In the early days of online gaming, something profound unfolded beneath the surface. Games like Final Fantasy XI didn't just entertain millions-they unknowingly created digital ecosystems that sorted people by how their brains processed rhythm, cooperation, and cognitive synchronization.
The Pattern Tribe explores how early MMORPGs functioned as unintentional cognitive laboratories, filtering players not by reflexes, but by their ability to perceive patterns, synchronize with others, and adapt to external rhythms. Long before today's matchmaking algorithms, these worlds fostered rare communities built on cognitive compatibility-what author Mark Ryan Wilson calls cognitive compatibility clusters.
As modern game design increasingly strips away friction, synchronization, and true interdependence, we lose more than challenge-we lose the environments that naturally cultivate adaptive intelligence, rhythmic problem-solving, and long-term social trust.
Blending cognitive science, behavioral research, game design theory, and decades of MMO history, Sigma Xi member Mark Ryan Wilson presents a new framework for understanding how digital ecosystems shape not only our playstyles-but our brains.

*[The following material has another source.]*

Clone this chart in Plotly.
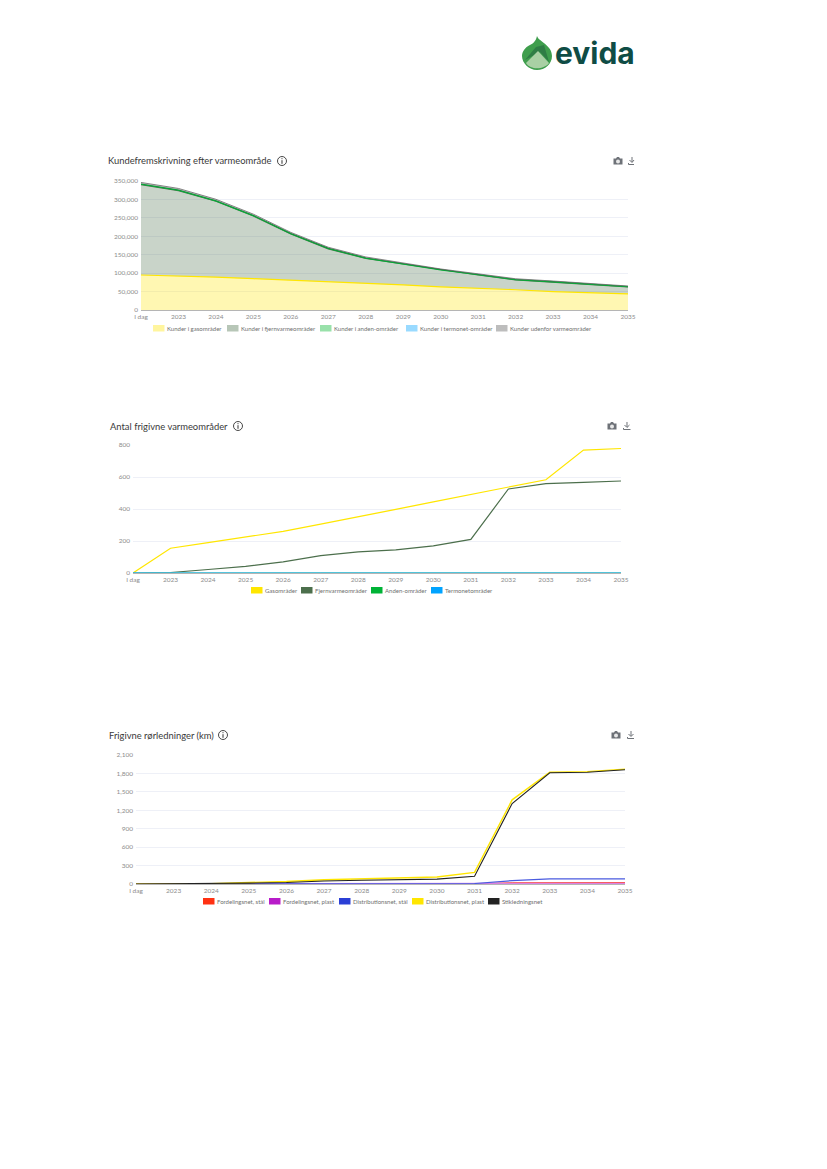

Inside this book you'll discover:
Why rhythmic pattern recognition was key to early MMO success
How friction and real-time cooperation forged lifelong bonds
The hidden cost of design trends that flatten cognitive diversity
How future digital platforms could rebuild these lost ecosystems
What this means for games, research, and the evolution of digital communities
For gamers, game designers, researchers, and anyone who wonders why online worlds used to feel different - The Pattern Tribe offers an entirely new perspective on the hidden cognitive architecture behind our most formative digital experiences.